You don't really have to worry about the details to make it "work" as it is designed to be somewhat intuitive.
Just create a pointer, and allocate the memory and then access it like as an array.
Here is some examples --
int *temp = null; // this will be our array
// allocate space for 10 items
temp = malloc(sizeof(int)*10);
// reference the first element of temp
temp[0] = 70;
// free the memory when done
free(temp);
Remember -- if you access outside of the allocated area you will have unknown effects.
To be clear it is the indexing operator ([ ]) that is translated to pointer arithmetic. This is not an array in the modern sense of the
type. Whether (or not) the pointer involved points to (dynamically) allocated
memory is inconsequential to how this operator works. In a more modern language you would be able to operate on the array as an abstract type (to see how big it is, for example), you can't do this in C.
An array without an initial size is basically just a pointer. In order to dynamically set the size of the array, you need to use the malloc() or calloc() functions. These will allocate a specified amount of bytes of memory.
In your code above, declare temp as an int pointer
int *temp;
Then allocate space for it using malloc() or calloc(). The argument that these functions take is is the number of bytes of memory to allocate. In this case, you want enough space for d ints. So...
temp = malloc(d * sizeof(int));
malloc returns a pointer to the first byte in the block of memory that was just allocated. Regular arrays are simply pointers to the first byte in a sectioned off block of memory, which is exactly what temp is now. Thus, you can treat the temp pointer as an array! Like so:
temp[1] = 10;
int foo = temp[1];
printf("%d", foo);
Outputs
10
You will need to declare temp as an int pointer (instead of an int array). Then, you can use malloc in your main (after your first scanf):
temp = malloc(d * sizeof(int));
If your compiler supports c99, then simply use VLA(variable length array).Use like this:
void input(int);
int d;
void main()
{
int x=0;
float avg=0,t=0;
printf("\nHow many days : ");
scanf("%d",&d);
int temp[d];
input(d);
conv();
for(x=0;x<d;x++)
{
t=t+temp[x];
}
avg=t/d;
printf("Avarage is %f",avg);
getch();
}
Now temp[] is defined inside main() after date input.

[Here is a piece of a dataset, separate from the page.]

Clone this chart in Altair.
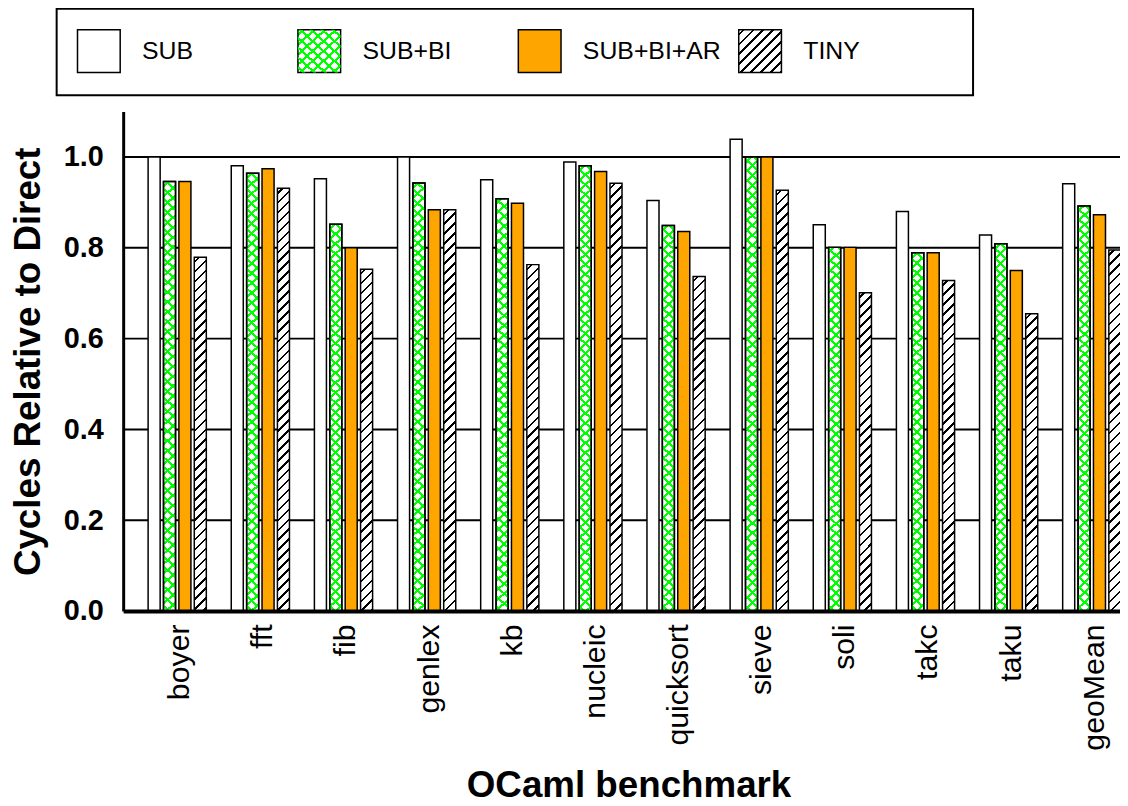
import json
import altair as alt

# ---------------- data ----------------
BENCH = ["boyer", "fft", "fib", "genlex", "kb", "nucleic", "quicksort",
         "sieve", "soli", "takc", "taku", "geoMean"]
SERIES = ["SUB", "SUB+BI", "SUB+BI+AR", "TINY"]
SUB = [1.000, 0.981, 0.952, 1.000, 0.950, 0.989, 0.904, 1.039, 0.851, 0.880, 0.828, 0.941]
SUB_BI = [0.946, 0.964, 0.852, 0.943, 0.908, 0.981, 0.849, 1.000, 0.801, 0.789, 0.809, 0.892]
SUB_BI_AR = [0.946, 0.974, 0.800, 0.884, 0.898, 0.968, 0.836, 1.000, 0.801, 0.789, 0.750, 0.873]
TINY = [0.779, 0.931, 0.753, 0.884, 0.763, 0.942, 0.737, 0.927, 0.701, 0.728, 0.655, 0.795]
Y_TICKS = [0.2, 0.4, 0.6, 0.8, 1.0]
SERIES_VALUES = [SUB, SUB_BI, SUB_BI_AR, TINY]

# ---------------- layout / style ----------------
YMAX = 1.1
PLOT_W = 1004
PLOT_H = 503
X_RANGE = 1030
PAD_X = 0.3
OFF_PAD = 0.218
FONT = "Liberation Sans"
ORANGE = "#FFA500"
GREEN = "#00FF00"

step = X_RANGE / (len(BENCH) - PAD_X + 2 * PAD_X)
bandw = step * (1 - PAD_X)
ostep = bandw / (len(SERIES) - OFF_PAD)
BW = ostep * (1 - OFF_PAD)


def stripes(w, h, a, b, period, thick, ink, bg, slash):
    L = a * w + b * h
    s = L / (a * a * w * w + b * b * h * h)
    if slash:
        x1, y1, x2, y2 = 0.0, 0.0, a * w * s, b * h * s
    else:
        x1, y1, x2, y2 = 0.0, 1.0, a * w * s, 1.0 - b * h * s
    stops = [{"offset": 0, "color": bg}]
    c = period / 2
    while c - thick / 2 < L:
        lo = round(max(0.0, (c - thick / 2) / L), 5)
        hi = round(min(1.0, (c + thick / 2) / L), 5)
        stops += [{"offset": lo, "color": bg}, {"offset": lo, "color": ink},
                  {"offset": hi, "color": ink}, {"offset": hi, "color": bg}]
        c += period
    return {"gradient": "linear", "x1": round(x1, 5), "y1": round(y1, 5),
            "x2": round(x2, 5), "y2": round(y2, 5), "stops": stops}


def hatch(w, h, bg):
    return stripes(w, h, 1.0, 1.0, 10.0, 2.6, "black", bg, True)


def cross1(w, h, bg):
    return stripes(w, h, 1 / 11, 1 / 10, 1.0, 0.29, GREEN, bg, True)


def cross2(w, h):
    return stripes(w, h, 1 / 11, 1 / 10, 1.0, 0.29, GREEN, "transparent", False)


rows = []
for si, sname in enumerate(SERIES):
    for bi, bname in enumerate(BENCH):
        v = SERIES_VALUES[si][bi]
        hpx = v / YMAX * PLOT_H
        if sname == "SUB":
            f1, f2 = "#ffffff", "transparent"
        elif sname == "SUB+BI":
            f1, f2 = cross1(BW, hpx, "#ffffff"), cross2(BW, hpx)
        elif sname == "SUB+BI+AR":
            f1, f2 = ORANGE, "transparent"
        else:
            f1, f2 = hatch(BW, hpx, "#ffffff"), "transparent"
        rows.append({"bench": bname, "series": sname, "value": v, "f1": f1, "f2": f2})

data = alt.Data(values=rows)
tick_data = alt.Data(values=[{"value": t} for t in Y_TICKS])

SYM = 43
legA_range = ["#ffffff", {"expr": json.dumps(cross1(SYM, SYM, "transparent"))},
              ORANGE, {"expr": json.dumps(hatch(SYM, SYM, "#ffffff"))}]
legB_range = ["transparent", {"expr": json.dumps(cross2(SYM, SYM))},
              "transparent", "transparent"]

X = alt.X("bench:N",
          scale=alt.Scale(domain=BENCH, range=[0, X_RANGE], paddingInner=PAD_X,
                          paddingOuter=PAD_X),
          axis=alt.Axis(title="OCaml benchmark", labelAngle=270, labelFont=FONT,
                        labelFontSize=30.5, labelColor="black", labelPadding=13,
                        labelOffset=3,
                        ticks=False, domainColor="black", domainWidth=4,
                        titleFont=FONT, titleFontSize=37, titleFontWeight="bold",
                        titleColor="black", titlePadding=18, titleX=509,
                        grid=False, zindex=1))
XO = alt.XOffset("series:N",
                 scale=alt.Scale(domain=SERIES, paddingInner=OFF_PAD, paddingOuter=0))
Y = alt.Y("value:Q",
          scale=alt.Scale(domain=[0, YMAX], nice=False, zero=True),
          axis=alt.Axis(title="Cycles Relative to Direct", values=[0, 0.2, 0.4, 0.6, 0.8, 1.0],
                        format=".1f", labelFont=FONT, labelFontSize=29,
                        labelFontWeight="bold", labelColor="black", labelPadding=20,
                        ticks=False, domainColor="black", domainWidth=3,
                        titleFont=FONT, titleFontSize=37, titleFontWeight="bold",
                        titleColor="black", titlePadding=16, grid=False, zindex=1))

grid = alt.Chart(tick_data).mark_rule(color="black", strokeWidth=2).encode(y=Y)

bars1 = alt.Chart(data).mark_bar(stroke="black", strokeWidth=1.5).encode(
    x=X, xOffset=XO, y=Y, fill=alt.Fill("f1:N", scale=None))

bars2 = alt.Chart(data).mark_bar(stroke="black", strokeWidth=1.5).encode(
    x=X, xOffset=XO, y=Y, fill=alt.Fill("f2:N", scale=None)
).transform_filter(alt.datum.series == "SUB+BI")

common_leg = dict(orient="none", legendX=-67, legendY=-103.5, direction="horizontal",
                  columns=4, gridAlign="all", symbolType="square",
                  symbolSize=SYM * SYM, labelFont=FONT, labelFontSize=25,
                  labelOffset=21, columnPadding=15, padding=20, labelLimit=400)

legA = alt.Chart(data).mark_bar(stroke="black", strokeWidth=1.5).encode(
    fill=alt.Fill("series:N", scale=alt.Scale(domain=SERIES, range=legA_range),
                  legend=alt.Legend(symbolStrokeColor="black", symbolStrokeWidth=1.5,
                                    labelColor="black", strokeColor="black",
                                    title="000000", titleOrient="right",
                                    titleFont=FONT, titleFontSize=26.4,
                                    titlePadding=5, titleOpacity=0,
                                    **common_leg))
).transform_filter("false")

legB = alt.Chart(data).mark_bar(strokeWidth=0).encode(
    fill=alt.Fill("series:N", scale=alt.Scale(domain=SERIES, range=legB_range),
                  legend=alt.Legend(symbolStrokeColor="transparent", symbolStrokeWidth=1.5,
                                    labelColor="transparent", title=None, **common_leg))
).transform_filter("false")

chart = alt.layer(grid, bars1, bars2, legA, legB).resolve_scale(
    fill="independent"
).properties(
    width=PLOT_W, height=PLOT_H,
    padding={"left": 116, "top": 101.5, "right": 0, "bottom": 193},
    autosize=alt.AutoSizeParams(type="none"),
    background="white",
).configure_view(stroke=None).configure_legend(strokeWidth=2)

chart.save("out.html", embed_options={"renderer": "svg", "actions": False})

1-add #include<stdlib.h> at the top of your file. Then modify the conv() code as follows:
2- modify temp declaration as follows (global variable):
int *temp;
3- modify input(int d) function as follows (tested on Visual Studio 2010):
void input(int d)
{
int x=0;
temp=(int*)malloc(sizeof(int)*d);
for(x=0;x<d;x++)
{
printf("Input temperature in Celsius for #%d day",x+1);
scanf("%d",&temp[x]);
}
}
Allocate the "array" dynamically on the heap after you read the size.
I didn't change anything else so you may see it clearly.
#include<stdio.h>
#include<conio.h>
#include <stdlib.h> //here
void input(int);
int *temp=0; //here
int d;
void main()
{
int x=0;
float avg=0,t=0;
printf("\nHow many days : ");
scanf("%d",&d);
temp=malloc(d * sizeof(int)); //here
input(d);
conv();
for(x=0;x<d;x++)
{
t=t+temp[x];
}
avg=t/d;
printf("Avarage is %f",avg);
getch();
}
void input(int d)
{
int x=0;
for(x=0;x<d;x++)
{
printf("Input temperature in Celsius for #%d day",x+1);
scanf("%d",&temp[x]);
}
}
void conv()
{
int x=0;
for(x=0;x<d;x++)
{
temp[x]=1.8*temp[x]+32;
}
}
Maybe it's late to answer but...
If you work with small embedded system you might not have malloc and free functions.
So you have to sacrifice memory for 366 * sizeof(your_type), define it statically and use as a circular buffer. Then you can always slice it by number of days you need to calculate an average value.
Of course this makes natural constrains. You can define it by yourself.